# Exercise aim
Reproduce precisely the lines of the listing below, starting with the line that contains "Write the Plotly code for this chart." and stopping after the line that contains "import plotly.graph_objects as go"; include nothing else.

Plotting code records
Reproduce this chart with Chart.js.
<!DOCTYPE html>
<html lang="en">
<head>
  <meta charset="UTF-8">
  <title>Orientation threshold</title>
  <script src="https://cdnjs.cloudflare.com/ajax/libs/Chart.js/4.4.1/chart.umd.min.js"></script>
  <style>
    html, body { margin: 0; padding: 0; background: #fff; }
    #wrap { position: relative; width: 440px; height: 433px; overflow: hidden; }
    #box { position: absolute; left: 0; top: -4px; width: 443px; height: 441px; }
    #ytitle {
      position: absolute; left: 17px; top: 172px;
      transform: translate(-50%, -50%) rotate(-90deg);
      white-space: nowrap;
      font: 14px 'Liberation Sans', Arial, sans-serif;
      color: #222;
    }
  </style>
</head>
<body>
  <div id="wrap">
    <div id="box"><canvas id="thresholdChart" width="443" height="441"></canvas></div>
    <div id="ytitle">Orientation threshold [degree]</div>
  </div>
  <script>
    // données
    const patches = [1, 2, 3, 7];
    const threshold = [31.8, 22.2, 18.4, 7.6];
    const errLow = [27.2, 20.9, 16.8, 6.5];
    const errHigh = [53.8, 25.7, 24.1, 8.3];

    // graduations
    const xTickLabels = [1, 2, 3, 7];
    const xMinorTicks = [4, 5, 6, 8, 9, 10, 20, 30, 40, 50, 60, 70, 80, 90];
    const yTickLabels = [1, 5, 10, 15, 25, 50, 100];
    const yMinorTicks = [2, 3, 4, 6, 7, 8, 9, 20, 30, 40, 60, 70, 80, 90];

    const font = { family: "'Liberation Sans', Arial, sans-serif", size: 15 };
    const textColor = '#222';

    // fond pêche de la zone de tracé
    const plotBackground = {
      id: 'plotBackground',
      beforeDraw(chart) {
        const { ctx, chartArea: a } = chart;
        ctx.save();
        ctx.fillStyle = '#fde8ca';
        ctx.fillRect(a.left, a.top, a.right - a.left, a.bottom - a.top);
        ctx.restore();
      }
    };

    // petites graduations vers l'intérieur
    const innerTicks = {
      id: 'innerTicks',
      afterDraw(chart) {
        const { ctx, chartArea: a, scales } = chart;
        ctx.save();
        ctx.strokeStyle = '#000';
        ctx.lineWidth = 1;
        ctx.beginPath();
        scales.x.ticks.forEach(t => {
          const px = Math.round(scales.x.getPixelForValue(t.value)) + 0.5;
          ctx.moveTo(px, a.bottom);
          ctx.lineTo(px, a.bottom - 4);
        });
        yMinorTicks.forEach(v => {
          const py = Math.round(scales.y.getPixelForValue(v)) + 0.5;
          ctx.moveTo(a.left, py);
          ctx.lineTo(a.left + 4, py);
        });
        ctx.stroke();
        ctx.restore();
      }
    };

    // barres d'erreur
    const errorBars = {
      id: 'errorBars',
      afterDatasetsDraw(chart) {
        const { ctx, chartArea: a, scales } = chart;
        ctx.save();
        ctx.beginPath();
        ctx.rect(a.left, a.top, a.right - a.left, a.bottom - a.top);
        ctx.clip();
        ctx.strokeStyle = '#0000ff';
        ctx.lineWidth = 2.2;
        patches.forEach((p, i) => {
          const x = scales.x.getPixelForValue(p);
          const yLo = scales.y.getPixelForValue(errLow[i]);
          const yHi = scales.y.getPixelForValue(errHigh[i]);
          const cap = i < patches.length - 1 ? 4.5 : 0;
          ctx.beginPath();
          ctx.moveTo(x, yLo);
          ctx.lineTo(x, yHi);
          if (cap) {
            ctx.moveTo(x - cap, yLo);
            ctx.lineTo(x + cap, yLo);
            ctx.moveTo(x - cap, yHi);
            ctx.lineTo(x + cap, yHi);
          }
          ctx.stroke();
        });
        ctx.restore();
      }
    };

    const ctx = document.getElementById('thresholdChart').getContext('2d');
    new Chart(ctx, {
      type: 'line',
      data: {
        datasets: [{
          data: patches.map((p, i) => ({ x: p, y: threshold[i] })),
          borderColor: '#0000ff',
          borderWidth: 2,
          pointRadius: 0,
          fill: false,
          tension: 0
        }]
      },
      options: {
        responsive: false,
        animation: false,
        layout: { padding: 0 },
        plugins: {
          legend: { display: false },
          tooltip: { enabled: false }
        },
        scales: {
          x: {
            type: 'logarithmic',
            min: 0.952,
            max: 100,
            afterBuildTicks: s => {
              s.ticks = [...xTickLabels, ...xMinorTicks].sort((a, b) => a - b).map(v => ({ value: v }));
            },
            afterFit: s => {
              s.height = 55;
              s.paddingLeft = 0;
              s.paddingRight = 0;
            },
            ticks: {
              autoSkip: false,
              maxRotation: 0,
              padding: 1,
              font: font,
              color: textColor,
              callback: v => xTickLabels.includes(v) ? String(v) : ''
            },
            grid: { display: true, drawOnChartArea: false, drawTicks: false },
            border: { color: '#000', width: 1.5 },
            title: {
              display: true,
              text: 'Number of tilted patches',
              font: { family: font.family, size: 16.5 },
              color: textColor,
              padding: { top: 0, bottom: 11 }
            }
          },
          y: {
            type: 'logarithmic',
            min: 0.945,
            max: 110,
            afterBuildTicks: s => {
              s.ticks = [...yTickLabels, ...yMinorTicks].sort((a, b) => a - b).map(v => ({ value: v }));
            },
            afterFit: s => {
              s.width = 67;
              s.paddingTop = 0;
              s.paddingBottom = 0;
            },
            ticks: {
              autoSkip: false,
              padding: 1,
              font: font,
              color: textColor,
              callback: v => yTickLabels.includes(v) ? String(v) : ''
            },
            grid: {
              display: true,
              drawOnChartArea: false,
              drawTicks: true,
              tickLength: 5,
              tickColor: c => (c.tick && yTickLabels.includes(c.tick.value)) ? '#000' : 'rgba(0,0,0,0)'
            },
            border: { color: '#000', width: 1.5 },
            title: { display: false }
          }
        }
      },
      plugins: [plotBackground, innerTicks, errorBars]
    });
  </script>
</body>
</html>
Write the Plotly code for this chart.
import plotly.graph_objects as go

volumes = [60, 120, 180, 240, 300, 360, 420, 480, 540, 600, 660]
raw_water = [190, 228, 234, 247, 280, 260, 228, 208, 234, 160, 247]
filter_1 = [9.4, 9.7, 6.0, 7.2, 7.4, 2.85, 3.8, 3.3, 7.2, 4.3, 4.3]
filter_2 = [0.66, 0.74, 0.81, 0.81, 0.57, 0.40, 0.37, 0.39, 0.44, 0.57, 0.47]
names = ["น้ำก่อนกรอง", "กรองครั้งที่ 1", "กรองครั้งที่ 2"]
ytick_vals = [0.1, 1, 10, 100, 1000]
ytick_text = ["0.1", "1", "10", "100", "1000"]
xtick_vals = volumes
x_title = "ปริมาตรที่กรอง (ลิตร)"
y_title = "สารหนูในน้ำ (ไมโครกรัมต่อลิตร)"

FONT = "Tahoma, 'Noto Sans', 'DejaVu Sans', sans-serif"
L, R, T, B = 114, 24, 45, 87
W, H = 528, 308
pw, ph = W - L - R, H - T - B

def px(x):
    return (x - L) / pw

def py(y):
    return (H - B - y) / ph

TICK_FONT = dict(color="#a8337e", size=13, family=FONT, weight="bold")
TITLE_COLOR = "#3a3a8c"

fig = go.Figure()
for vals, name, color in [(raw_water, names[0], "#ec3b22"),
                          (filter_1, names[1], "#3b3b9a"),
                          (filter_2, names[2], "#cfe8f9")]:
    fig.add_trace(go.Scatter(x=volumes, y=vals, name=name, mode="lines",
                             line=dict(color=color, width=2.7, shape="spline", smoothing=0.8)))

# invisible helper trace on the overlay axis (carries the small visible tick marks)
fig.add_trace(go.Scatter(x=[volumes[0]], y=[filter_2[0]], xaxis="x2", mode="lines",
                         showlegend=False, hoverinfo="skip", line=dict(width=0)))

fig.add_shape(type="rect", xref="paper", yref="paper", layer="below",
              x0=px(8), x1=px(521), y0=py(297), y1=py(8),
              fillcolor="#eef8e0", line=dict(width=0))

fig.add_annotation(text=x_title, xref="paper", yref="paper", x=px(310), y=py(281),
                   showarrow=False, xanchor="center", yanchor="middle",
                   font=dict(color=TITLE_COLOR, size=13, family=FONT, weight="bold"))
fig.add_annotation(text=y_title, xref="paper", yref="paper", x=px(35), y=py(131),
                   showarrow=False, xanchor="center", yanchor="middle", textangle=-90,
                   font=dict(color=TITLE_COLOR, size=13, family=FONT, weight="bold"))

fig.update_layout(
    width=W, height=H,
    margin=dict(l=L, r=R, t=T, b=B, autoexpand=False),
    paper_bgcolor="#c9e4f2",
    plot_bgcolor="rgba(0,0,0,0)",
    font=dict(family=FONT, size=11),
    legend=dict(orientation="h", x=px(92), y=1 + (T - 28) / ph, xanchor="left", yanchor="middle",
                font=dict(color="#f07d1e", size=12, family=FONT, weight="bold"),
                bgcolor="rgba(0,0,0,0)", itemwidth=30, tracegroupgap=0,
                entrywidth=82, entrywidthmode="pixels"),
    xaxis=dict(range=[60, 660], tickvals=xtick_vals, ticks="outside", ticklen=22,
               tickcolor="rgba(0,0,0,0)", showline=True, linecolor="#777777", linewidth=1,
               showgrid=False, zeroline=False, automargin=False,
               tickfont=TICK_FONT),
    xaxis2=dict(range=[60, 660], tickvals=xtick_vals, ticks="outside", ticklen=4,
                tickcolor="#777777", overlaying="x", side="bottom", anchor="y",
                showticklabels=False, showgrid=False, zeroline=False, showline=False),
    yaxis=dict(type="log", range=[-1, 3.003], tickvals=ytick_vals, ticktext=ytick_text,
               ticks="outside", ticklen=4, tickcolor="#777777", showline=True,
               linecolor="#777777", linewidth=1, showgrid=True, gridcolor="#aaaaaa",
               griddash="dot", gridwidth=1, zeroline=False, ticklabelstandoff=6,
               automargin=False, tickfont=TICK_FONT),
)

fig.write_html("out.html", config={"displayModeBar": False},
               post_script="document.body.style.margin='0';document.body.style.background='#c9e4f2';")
---
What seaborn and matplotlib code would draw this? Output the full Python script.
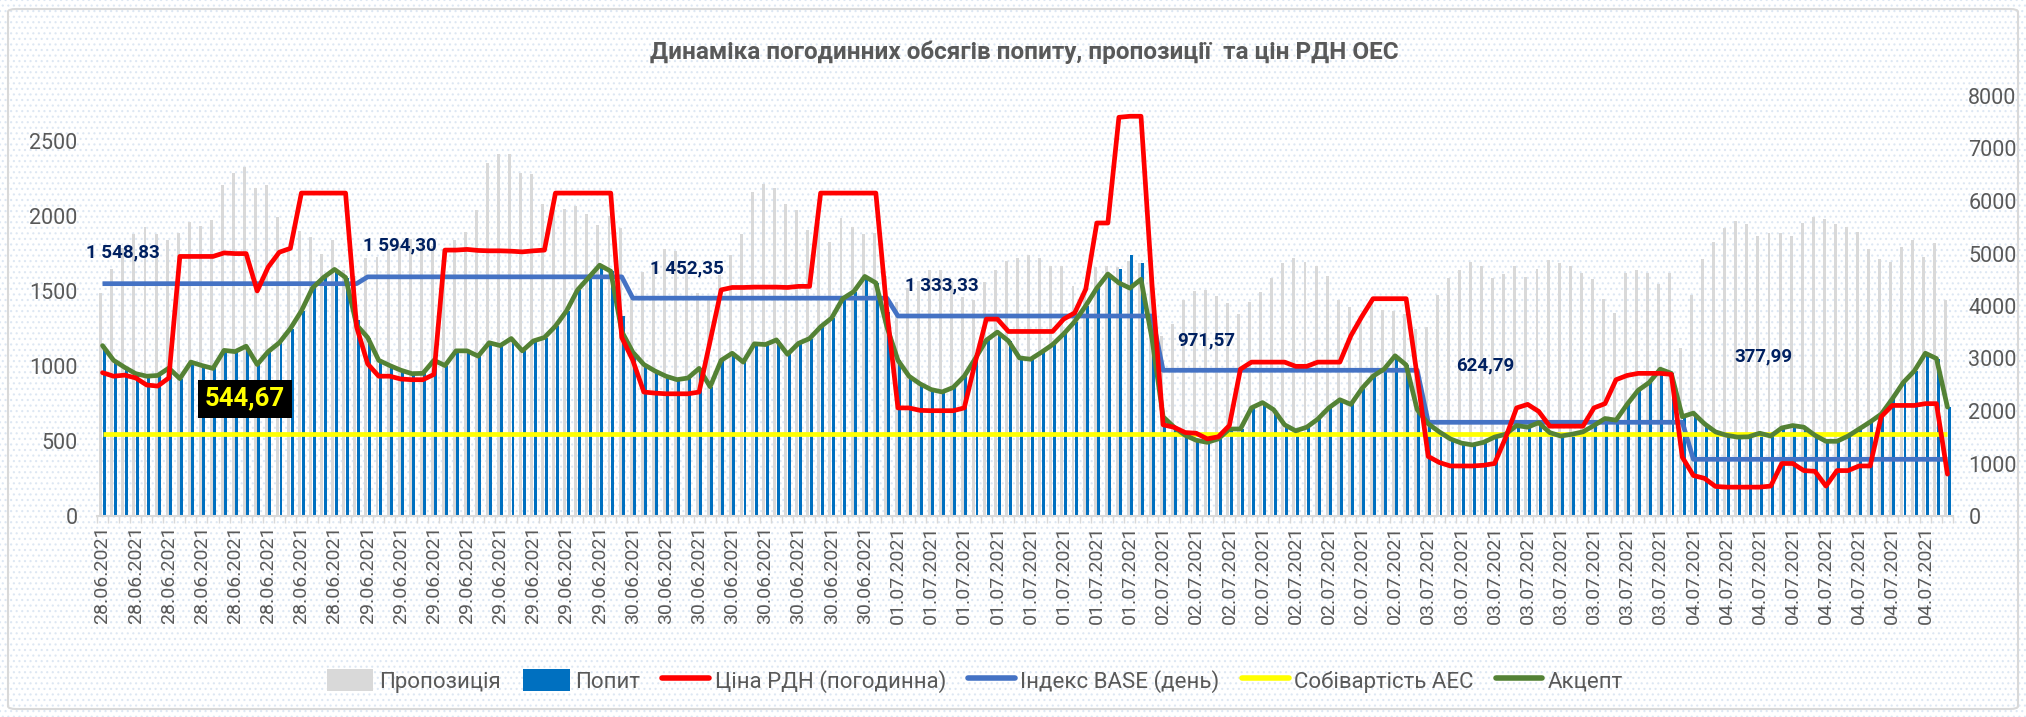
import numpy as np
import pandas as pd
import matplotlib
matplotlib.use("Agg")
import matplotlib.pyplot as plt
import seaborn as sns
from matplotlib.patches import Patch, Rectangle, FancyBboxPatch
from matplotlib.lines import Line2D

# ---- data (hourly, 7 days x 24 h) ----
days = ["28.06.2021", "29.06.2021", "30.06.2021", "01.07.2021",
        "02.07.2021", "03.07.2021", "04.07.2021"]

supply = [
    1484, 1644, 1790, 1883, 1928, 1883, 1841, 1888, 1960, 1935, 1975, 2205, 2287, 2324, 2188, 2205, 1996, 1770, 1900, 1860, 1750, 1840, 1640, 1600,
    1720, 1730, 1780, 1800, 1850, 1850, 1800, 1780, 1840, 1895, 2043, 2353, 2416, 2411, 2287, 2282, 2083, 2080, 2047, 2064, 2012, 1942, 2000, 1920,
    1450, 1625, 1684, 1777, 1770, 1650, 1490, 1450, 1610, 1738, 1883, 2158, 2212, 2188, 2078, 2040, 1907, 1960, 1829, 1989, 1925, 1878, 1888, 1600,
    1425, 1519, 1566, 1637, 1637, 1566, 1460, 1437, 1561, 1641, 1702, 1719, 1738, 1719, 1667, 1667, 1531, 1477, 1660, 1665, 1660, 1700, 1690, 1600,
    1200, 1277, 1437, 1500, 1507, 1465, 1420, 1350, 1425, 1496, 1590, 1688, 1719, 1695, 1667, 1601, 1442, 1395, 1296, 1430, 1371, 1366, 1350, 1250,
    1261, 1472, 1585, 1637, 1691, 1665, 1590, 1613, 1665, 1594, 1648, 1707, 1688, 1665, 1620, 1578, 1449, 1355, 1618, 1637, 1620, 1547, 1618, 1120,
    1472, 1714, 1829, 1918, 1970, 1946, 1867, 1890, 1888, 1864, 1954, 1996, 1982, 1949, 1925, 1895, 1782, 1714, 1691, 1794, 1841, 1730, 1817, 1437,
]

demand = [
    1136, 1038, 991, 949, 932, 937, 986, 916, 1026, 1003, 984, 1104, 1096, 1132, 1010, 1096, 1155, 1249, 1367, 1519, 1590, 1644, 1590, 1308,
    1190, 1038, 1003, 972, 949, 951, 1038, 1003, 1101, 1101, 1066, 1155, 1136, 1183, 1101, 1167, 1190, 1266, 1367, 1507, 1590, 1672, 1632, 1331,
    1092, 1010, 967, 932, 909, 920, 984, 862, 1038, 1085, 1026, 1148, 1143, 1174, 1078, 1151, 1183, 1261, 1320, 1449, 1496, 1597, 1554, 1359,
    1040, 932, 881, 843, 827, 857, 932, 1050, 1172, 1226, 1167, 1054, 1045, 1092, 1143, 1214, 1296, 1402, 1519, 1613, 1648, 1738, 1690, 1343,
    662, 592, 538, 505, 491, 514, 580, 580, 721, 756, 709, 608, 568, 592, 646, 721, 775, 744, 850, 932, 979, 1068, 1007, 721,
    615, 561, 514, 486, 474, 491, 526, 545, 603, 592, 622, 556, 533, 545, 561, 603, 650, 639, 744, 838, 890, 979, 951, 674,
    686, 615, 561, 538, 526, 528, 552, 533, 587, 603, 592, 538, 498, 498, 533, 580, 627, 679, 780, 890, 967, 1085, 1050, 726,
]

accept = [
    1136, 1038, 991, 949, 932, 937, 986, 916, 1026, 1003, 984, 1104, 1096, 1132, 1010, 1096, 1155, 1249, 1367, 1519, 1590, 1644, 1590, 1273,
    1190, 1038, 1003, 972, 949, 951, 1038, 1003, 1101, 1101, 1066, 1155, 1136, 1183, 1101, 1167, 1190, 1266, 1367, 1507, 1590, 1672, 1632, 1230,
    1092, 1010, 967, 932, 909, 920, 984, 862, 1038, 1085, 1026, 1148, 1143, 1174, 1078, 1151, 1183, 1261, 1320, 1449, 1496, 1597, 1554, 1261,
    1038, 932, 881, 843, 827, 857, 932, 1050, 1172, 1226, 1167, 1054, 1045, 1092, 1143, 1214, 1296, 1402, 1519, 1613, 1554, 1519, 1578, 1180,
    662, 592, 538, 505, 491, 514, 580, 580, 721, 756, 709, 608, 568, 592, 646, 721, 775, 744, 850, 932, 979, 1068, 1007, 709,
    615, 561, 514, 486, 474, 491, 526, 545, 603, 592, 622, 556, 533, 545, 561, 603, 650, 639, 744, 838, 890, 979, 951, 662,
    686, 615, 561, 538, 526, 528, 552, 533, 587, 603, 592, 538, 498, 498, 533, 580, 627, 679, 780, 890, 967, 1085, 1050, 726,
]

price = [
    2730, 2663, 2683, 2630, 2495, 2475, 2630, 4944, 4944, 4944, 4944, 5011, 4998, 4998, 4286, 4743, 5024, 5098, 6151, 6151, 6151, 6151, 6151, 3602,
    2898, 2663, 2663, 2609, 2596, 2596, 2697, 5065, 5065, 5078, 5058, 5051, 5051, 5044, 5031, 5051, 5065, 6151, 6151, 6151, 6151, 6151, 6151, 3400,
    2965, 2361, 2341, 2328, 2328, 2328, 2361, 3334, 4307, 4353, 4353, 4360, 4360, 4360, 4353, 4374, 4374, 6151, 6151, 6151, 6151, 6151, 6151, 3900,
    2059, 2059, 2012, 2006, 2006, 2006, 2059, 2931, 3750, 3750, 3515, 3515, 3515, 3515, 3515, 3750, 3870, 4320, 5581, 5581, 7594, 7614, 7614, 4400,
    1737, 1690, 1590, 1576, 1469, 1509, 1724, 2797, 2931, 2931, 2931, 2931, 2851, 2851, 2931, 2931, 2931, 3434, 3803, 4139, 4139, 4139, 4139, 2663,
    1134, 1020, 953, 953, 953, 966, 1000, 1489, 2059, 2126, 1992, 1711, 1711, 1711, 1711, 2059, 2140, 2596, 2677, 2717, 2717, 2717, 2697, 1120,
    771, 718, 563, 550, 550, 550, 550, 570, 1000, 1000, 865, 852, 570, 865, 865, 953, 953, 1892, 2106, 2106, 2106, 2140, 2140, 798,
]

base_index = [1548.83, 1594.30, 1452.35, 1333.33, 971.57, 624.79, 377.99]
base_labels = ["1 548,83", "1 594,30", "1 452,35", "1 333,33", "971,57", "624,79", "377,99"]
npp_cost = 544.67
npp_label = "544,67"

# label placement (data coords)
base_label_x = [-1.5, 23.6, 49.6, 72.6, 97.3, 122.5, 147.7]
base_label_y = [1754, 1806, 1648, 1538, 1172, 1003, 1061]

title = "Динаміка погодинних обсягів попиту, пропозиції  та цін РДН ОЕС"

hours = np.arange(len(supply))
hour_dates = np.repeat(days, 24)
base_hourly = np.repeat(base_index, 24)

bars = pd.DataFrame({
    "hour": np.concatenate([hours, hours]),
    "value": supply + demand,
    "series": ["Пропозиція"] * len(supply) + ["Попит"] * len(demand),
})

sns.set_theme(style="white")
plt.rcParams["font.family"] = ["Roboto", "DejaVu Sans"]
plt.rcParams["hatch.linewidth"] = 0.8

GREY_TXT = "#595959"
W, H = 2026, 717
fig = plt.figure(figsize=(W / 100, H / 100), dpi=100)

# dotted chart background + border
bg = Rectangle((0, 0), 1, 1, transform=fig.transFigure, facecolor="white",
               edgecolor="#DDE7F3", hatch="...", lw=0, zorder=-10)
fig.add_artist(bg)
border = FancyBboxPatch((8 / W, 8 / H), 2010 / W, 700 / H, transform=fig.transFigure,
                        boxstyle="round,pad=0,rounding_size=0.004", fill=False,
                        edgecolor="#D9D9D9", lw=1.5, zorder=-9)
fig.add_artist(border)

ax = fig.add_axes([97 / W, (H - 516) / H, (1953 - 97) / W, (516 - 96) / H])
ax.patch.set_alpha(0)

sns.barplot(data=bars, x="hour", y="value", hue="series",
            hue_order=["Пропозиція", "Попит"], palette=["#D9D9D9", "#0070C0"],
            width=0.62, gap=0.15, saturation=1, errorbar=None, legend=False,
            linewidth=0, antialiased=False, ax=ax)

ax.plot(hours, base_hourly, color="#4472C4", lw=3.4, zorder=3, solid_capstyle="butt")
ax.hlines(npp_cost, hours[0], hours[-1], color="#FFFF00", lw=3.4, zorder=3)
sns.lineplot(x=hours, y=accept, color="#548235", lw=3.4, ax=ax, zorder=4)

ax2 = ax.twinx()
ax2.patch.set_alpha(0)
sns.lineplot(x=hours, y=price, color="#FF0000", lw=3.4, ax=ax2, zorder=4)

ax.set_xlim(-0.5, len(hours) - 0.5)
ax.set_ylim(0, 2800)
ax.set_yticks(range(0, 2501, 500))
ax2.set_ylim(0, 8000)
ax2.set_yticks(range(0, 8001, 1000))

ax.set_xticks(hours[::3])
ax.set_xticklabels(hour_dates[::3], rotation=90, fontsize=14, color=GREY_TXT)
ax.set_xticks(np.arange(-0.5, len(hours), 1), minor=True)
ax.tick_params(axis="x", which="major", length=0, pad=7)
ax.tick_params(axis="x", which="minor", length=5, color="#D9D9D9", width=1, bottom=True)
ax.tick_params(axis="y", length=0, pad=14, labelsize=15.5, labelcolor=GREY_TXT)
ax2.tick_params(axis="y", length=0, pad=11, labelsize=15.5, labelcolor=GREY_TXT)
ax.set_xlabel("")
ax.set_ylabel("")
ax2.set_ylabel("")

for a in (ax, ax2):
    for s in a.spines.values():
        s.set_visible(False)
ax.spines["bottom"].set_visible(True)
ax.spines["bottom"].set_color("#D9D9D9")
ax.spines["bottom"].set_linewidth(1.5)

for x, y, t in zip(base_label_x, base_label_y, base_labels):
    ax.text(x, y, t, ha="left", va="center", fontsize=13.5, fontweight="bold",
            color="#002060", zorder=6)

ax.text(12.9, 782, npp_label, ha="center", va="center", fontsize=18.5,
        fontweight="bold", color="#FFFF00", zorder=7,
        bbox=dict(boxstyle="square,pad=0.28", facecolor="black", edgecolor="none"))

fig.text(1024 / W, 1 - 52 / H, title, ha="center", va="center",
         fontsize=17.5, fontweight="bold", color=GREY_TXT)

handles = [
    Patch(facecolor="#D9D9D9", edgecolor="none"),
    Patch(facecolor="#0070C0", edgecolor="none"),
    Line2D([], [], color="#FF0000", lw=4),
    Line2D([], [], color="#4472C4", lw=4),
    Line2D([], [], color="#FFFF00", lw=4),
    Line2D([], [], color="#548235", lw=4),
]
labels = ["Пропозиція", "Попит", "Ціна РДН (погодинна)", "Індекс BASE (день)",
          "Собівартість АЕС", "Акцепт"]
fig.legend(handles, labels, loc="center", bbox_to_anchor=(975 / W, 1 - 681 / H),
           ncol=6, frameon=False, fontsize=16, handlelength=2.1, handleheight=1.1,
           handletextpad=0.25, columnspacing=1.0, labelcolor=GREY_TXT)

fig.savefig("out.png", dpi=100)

# Exercise answer
Write the Plotly code for this chart.
import plotly.graph_objects as go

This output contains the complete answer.